The whole dicey practice was immortalised by singer Merle Travis. I can remember his song, which played not infrequently on country music stations in my hometown of Frankfort, Indiana (a railroad town) when I was a kid: “You load sixteen tons, and what do you get? Another day older and deeper in debt . . . Saint Peter don’t you call me ‘cause I can’t go, I owe my soul to the company store.” (And here, I’ll invite you, Ed, as well as all Swampians, to send in thoughts about which song lyrics they find most instructive about capitalism, finance and business — we’ll share the best ones in a future Note).
All of it just confirms my feeling that the role of the corporation in society will be one of the most defining topics of the 2020 elections. As far as the Libra hearings, I’d mark it AOC one, crypto-libertarians zero.
Jane Mayer rightfully revisits whether Al Franken’s downfall came too speedily, in The New Yorker.
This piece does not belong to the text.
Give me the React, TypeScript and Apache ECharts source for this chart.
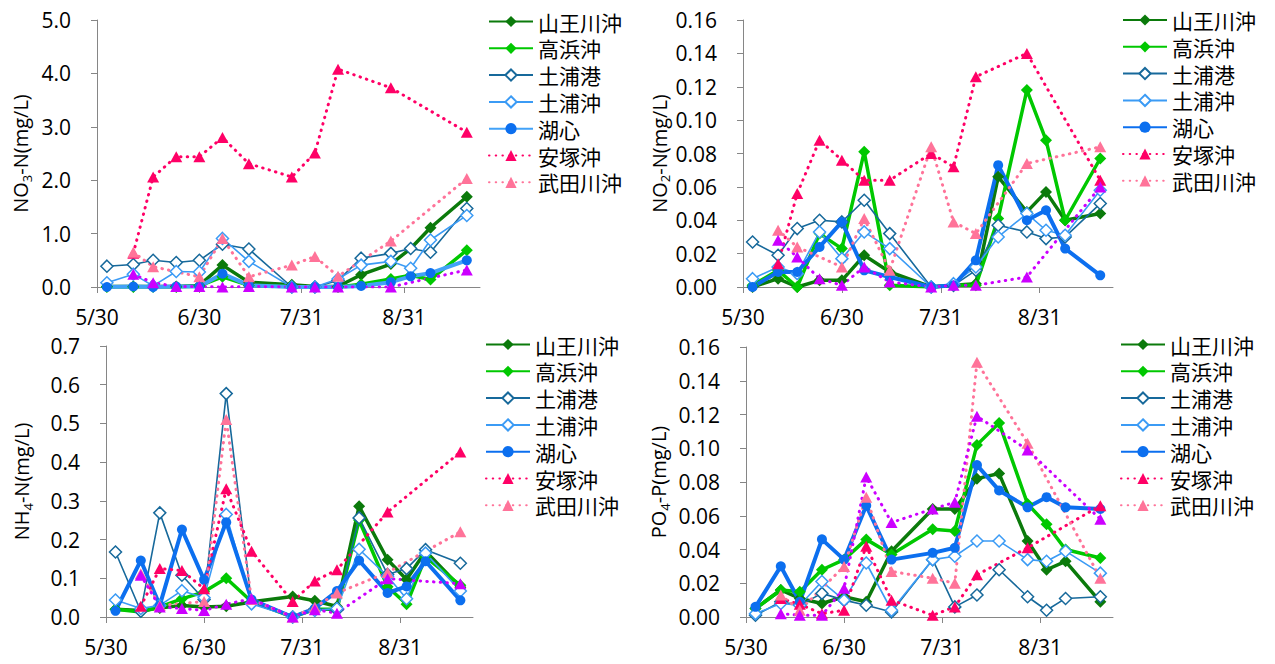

I am just cracking open Yale professor Daniel Markovits’ new book, The Meritocracy Trap, about how the rise of a supposedly merit-driven upper class has actually increased inequality — not to mention made all of us exhausted and unhappy. I am betting this will be one of the Big Books of the autumn.
In the FT, Gideon Rachman’s powerful piece about populism and echoes from the 1930s is a must read. It put me in mind of a question that came up recently at a reading for a book about my friend Anya Schiffrin’s grandfather, the publisher Jacques Schiffrin, who had to flee the Nazis: “How do you know when to go?”
Edward Luce responds
Rana, I’m not sure that Monty Python was what you were looking for but their “Money Song” is mandatory: “There is nothing quite as wonderful as money! There is nothing like a newly minted pound! Everyone must hanker for the butchness of a banker, it’s accountancy that makes the world go round! You can keep your Marxist ways, for it’s only just a phase . . . ” and so on. I agonised between Abba and Dire Straits and opted for the latter, which is even more dated than Monty Python: “Now look at them yo-yo’s, That’s the way you do it, You play the guitar on the MTV, That ain’t workin’, that’s the way you do it, Money for nothin’ and your chicks for free.”
All these lines about money girded my view that we need a good central bank to regulate it (Libra will never substitute for fiat money). For Fed watchers I naturally turned to Elvis Presley’s “Love Me Tender”. “Love me tender, Love me true, All my dreams fulfil, For my darling I love you, and I always will.”